Thursday, 20 January 2011

What the more chi-chi menus describe as "a melange".

How swiftly time passes when you're failing to update a blog (here I would like you to imagine a montage of tiny scenes from my daily life, book pages blurring as I read, hair growing inch by inch as time speeds by, waistline also increasing exponentially as the twin evils of Christmas and We Have To Finish These Leftovers wreak their vile havoc, all to the haunting strains of "Sunrise, Sunset" from Fiddler On The Roof).
That's enough of that.
There is very little to say about Christmas 2010 apart from the fact that it was calm, relaxed, and I got everything I wanted. I have accordingly struck at least one ridiculously expensive perfume off my WANT list.
Oh yes, we went on holiday! I would elaborate, but it was Thailand again, and I've already bored you all with tales of the slow loris we saw in Khao Lak AND my near-addiction to chilis, so I won't go on, except to say that no, we do not have a sex-dungeon full of ladyboys (in reply to people who say with deep suspicion "Thailand again?"). I had a moment while eating a VERY HOT Panang curry where the endorphin rush brought on by the chilis caused the inside of my head to start to expand, and I may or may not have seen the face of Buddha in a thousand revolving lotuses, or perhaps that was the lemongrass martini I had had several of beforehand. Either way, sod you, Carlos Castaneda.
I read, and was bowled over by, Dark Matter by Michelle Paver. I think there's some kind of blind spot that makes authors of grownup fiction think that writing kids' books must be a piece of cake (McNab, Patterson, Ryan, Grisham, I'm looking at you and frowning), despite the fact that this is completely untrue. Talented authors of kids' books are rare and wonderful things, and having once written successfully for children they seem better able to turn their hands to very good adult fiction (Geraldine McCaughrean, Diana Wynne Jones, etc). Dark Matter is so creepy and implicit that I was very glad indeed I was reading it in the sweltering Thai sunshine - it's set in the Arctic, about a jolly 1930s group of exploring chaps who fall foul of some nameless malevolent presence in the long wastes of the sunless Arctic winter. Fabulously atmospheric and, like M R James, best read in a brightly-lit house full of people. HIGHLY recommended.
Updates to ensue more regularly...

10 comments:

Anonymous said...

It's been TOO long! I missed you.
Abs xx

libby said...

Hello you....thats all just hello.

Lucy Fishwife said...

Little Abs - are you still on Twitter or were you seriously leaving? Meh, I can still harass you on Facebook... xxx

Libby - Hello! Thank you for being here when I got back! xx

JRSM said...

'Dark Matter' is wonderful, isn't it? Really well judged writing.

Lucy Fishwife said...

JRSM - I loved it, loved it. Possibly my best book of 2010. Feel I must now read her kids' books!

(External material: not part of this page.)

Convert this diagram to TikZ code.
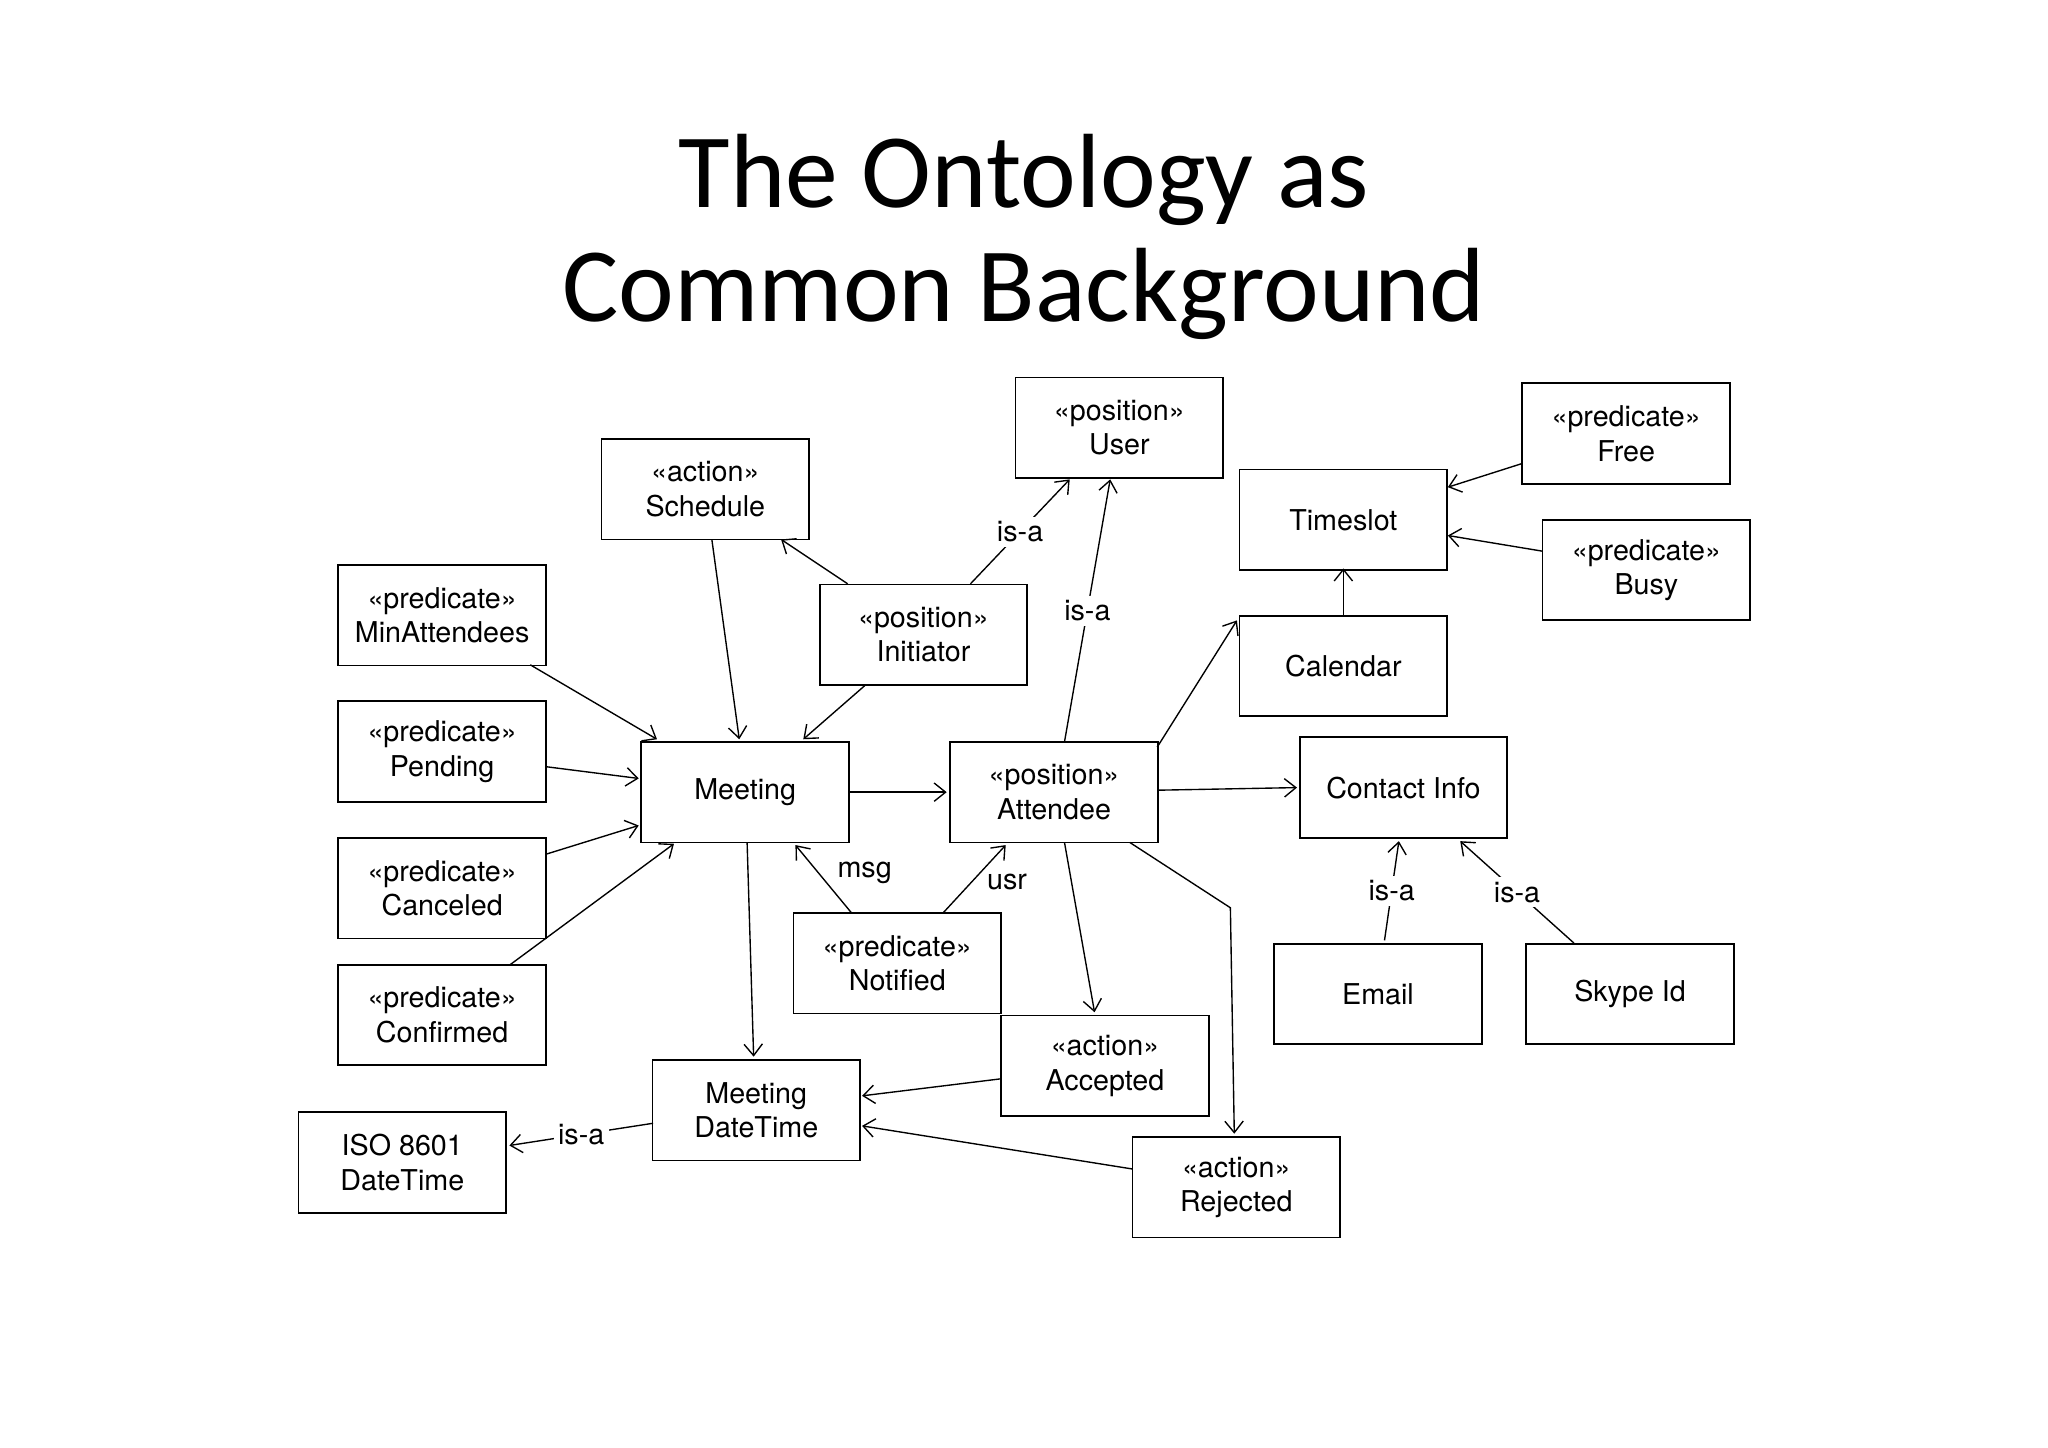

Christina @ Fashion's Most Wanted said...

Dear Lucy, Thailand sounds wonderful. Just the thing. Happy new year to you and good to have you back xx

Lucy Fishwife said...

Happy New Year lovely Christina! Thailand was once again fantastic. Next time I will confound all expectation by going to Morocco or Las Vegas, but it was exactly what we needed at the time...

Sgt Pepper said...

And Dark Matter in hardback is highly affordable on Amazon at the moment. That's not a particularly tactful thing to say though, I suppose. Sorry. Pleased to hear you're a Stephen King fan, however. Doesn't do to read too many of them one after the other though (a mistake I made some years ago, and is a little like eating a whole two litre tub of Cornish vanilla ice cream in one sitting, which is a mistake I seem to make with quite impressive regularity, also).

Very pleased that you're blogging again too.

Lucy Fishwife said...

Sarge, you break my heart. Amazon indeed. Tsk. Yes, a great book. Stephen King one of my favourites, and you're right, sometimes too much in large quantities, although every now and then I read the entire Dark Tower series from start to finish. Then I read Olivia Manning's "Fortunes Of War" series and Robertson Davies's Deptford Trilogy, and I'm ready for short stories again.

Vanessa said...

I am so glad you are back - Anne Widdecombe's avatar appeared to have turned to stone on my blog roll! : - )

Regarding a "melange", in a smart hotel in Dewsbury I was once served a "macedoine" of vegetables - they were in fact none other than diced mixed veg out of a tin, and the waitress pronounced them "mass-er-doyne".